PAGO PAGO, American Samoa (April 18, 2000)---The U.S. military was honored Tuesday at the Veterans Memorial Stadium as part of the weeklong American Samoa Centennial Celebration.

An estimated 15,000 people participated in a parade that included Samoa’s Royal Police Band, a special military performance, and floats. The largest group came from the 2,500-member COS Samoa Packing.

The events also included the presentation of military awards to veterans.

In his address, Governor Tauese Sunia said American Samoa’s love for the military is well known.

"The U.S Armed Forces today we want to recognize you, mainly because as we look back at the 100 years of the existence of this territory, we notice that half of those years, 50 of those years, was under military administration - the U.S. Navy," he said.

"That is not to be taken lightly. It is half of our history so far, as a people and we want to recognize that. Next to that, we want to recognize the U.S. for having accorded the opportunity to our men and women to serve in the Armed Forces. I am told that for many years, per capita, there have been more American Samoans in the Armed Forces than any other state or territory compared to their population," the governor said.

"That is a record we should be proud of. I think we should be thankful for that opportunity. Many times our young men and women, who migrated to Hawaii and the mainland find that very difficult. So they always start out in the military and eventually fan out to other career opportunities," he noted.

"We want to remember that in WWI and WWII, the Korean conflict, the Vietnam War and in the Desert (Storm) war, American Samoans have given their lives, have served faithfully, soldiering has become one of the a major occupations of our people. And today we recognize them, we recognize our affiliation, our friendship part of our American Samoan family, the Armed Forces of the United States," he points out.

American Samoa’s history dealing with the military was very important during World War II.

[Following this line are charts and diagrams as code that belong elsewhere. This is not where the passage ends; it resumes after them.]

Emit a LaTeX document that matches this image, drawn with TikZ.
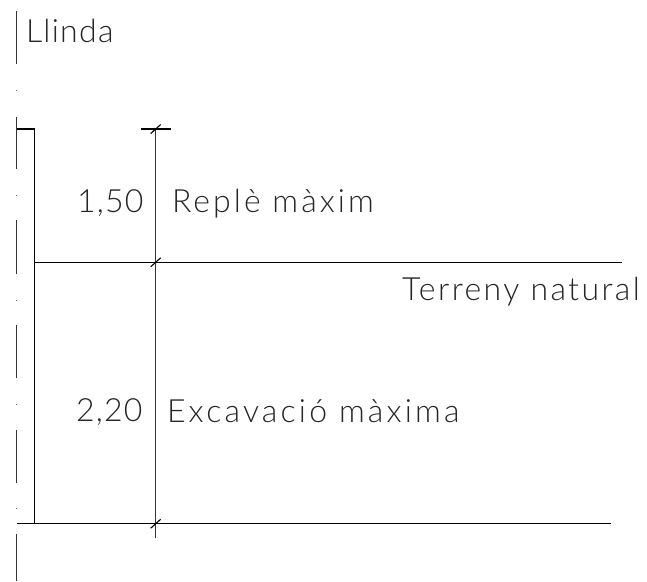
\documentclass[tikz,border=0pt]{standalone}
\usepackage{fontspec}
\setmainfont{Lato}[UprightFont=* Light]
\newfontface\cadA{Lato Light}[LetterSpace=4]
\newfontface\cadB{Lato Light}[LetterSpace=7.5]
\newfontface\cadC{Lato Light}[LetterSpace=9.5]
\newfontface\cadD{Lato Light}[LetterSpace=10]
\newcommand{\cadsize}{\fontsize{32}{32}\selectfont}
\tikzset{
  lbl/.style={anchor=base west,inner sep=0pt,outer sep=0pt,text=black!85},
  cad/.style={line width=1.1pt,black},
  dim/.style={line width=1.1pt,black!80},
  tick/.style={line width=1.1pt,black},
  axisline/.style={line width=1.1pt,black!80}
}
\begin{document}
\begin{tikzpicture}[x=1pt,y=-1pt]
\useasboundingbox (0,0) rectangle (647,581);
% centre line
\foreach \a/\b in {11/64,117/169,220/274,325/378,430/483,534/581}
  \draw[axisline] (16.8,\a) -- (16.8,\b);
\foreach \d in {90,195,300,404,508}
  \draw[line width=0.7pt,black!60] (16.3,\d) -- (17.3,\d);
% coordinates
\coordinate (wt) at (34.7,129);
\coordinate (wm) at (34.7,262.3);
\coordinate (wb) at (34.7,523.7);
\coordinate (ct) at (16.8,129);
\coordinate (cb) at (16.8,523.7);
\coordinate (tr) at (622,262.3);
\coordinate (br) at (611,523.7);
\coordinate (dt) at (155.7,129);
\coordinate (dm) at (155.7,262.3);
\coordinate (db) at (155.7,523.7);
\coordinate (de) at (155.7,538);
\coordinate (el) at (141,129);
\coordinate (er) at (171,129);
% wall and ground
\draw[cad] (ct) -- (wt) -- (wb);
\draw[cad] (wm) -- (tr);
\draw[cad] (cb) -- (br);
% dimension
\draw[dim] (dt) -- (de);
\draw[cad] (el) -- (er);
\foreach \p in {dt,dm,db}
  \draw[tick] ([shift={(-5,4.5)}]\p) -- ([shift={(5,-4.5)}]\p);
% labels
\node[lbl,font=\cadA\cadsize] (llinda) at (26,42) {Llinda};
\node[lbl,font=\cadA\cadsize] (d150) at (77,212) {1,50};
\node[lbl,font=\cadC\cadsize] (reple) at (172,212) {Replè màxim};
\node[lbl,font=\cadB\cadsize] (terreny) at (402,300) {Terreny natural};
\node[lbl,font=\cadA\cadsize] (d220) at (76,421) {2,20};
\node[lbl,font=\cadD\cadsize] (excav) at (167,422) {Excavació màxima};
\end{tikzpicture}
\end{document}
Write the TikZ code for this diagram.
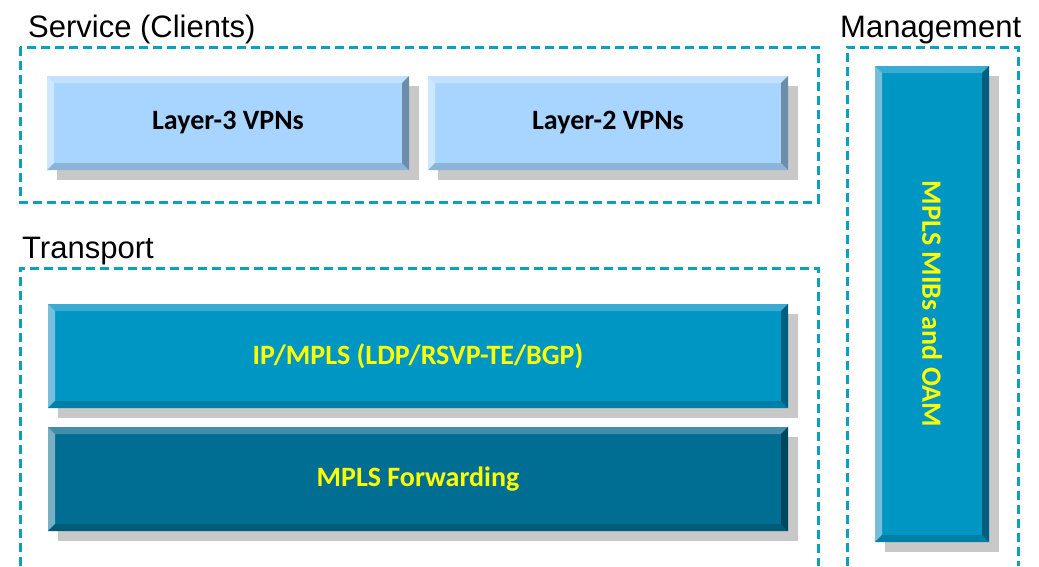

As Japan began emerging as an international power in the mid-1930s, the U.S. Naval Station on Tutuila began to acquire new strategic importance. By 1940, American Samoa had become a training and staging area for the U.S. Marine Corps. It was this massive influx of Americans that gave Samoans a sudden taste of the benefits of a modern western society.

Although there have been numerous changes to American Samoa in the last 100 years, the most noticeable was the establishment of the first Fono (territorial legislature) in 1948. The U.S. Department of Interior took over in 1951.

When the Navy left, it also took with them the largest migration of American Samoans to Hawai‘i and the U.S.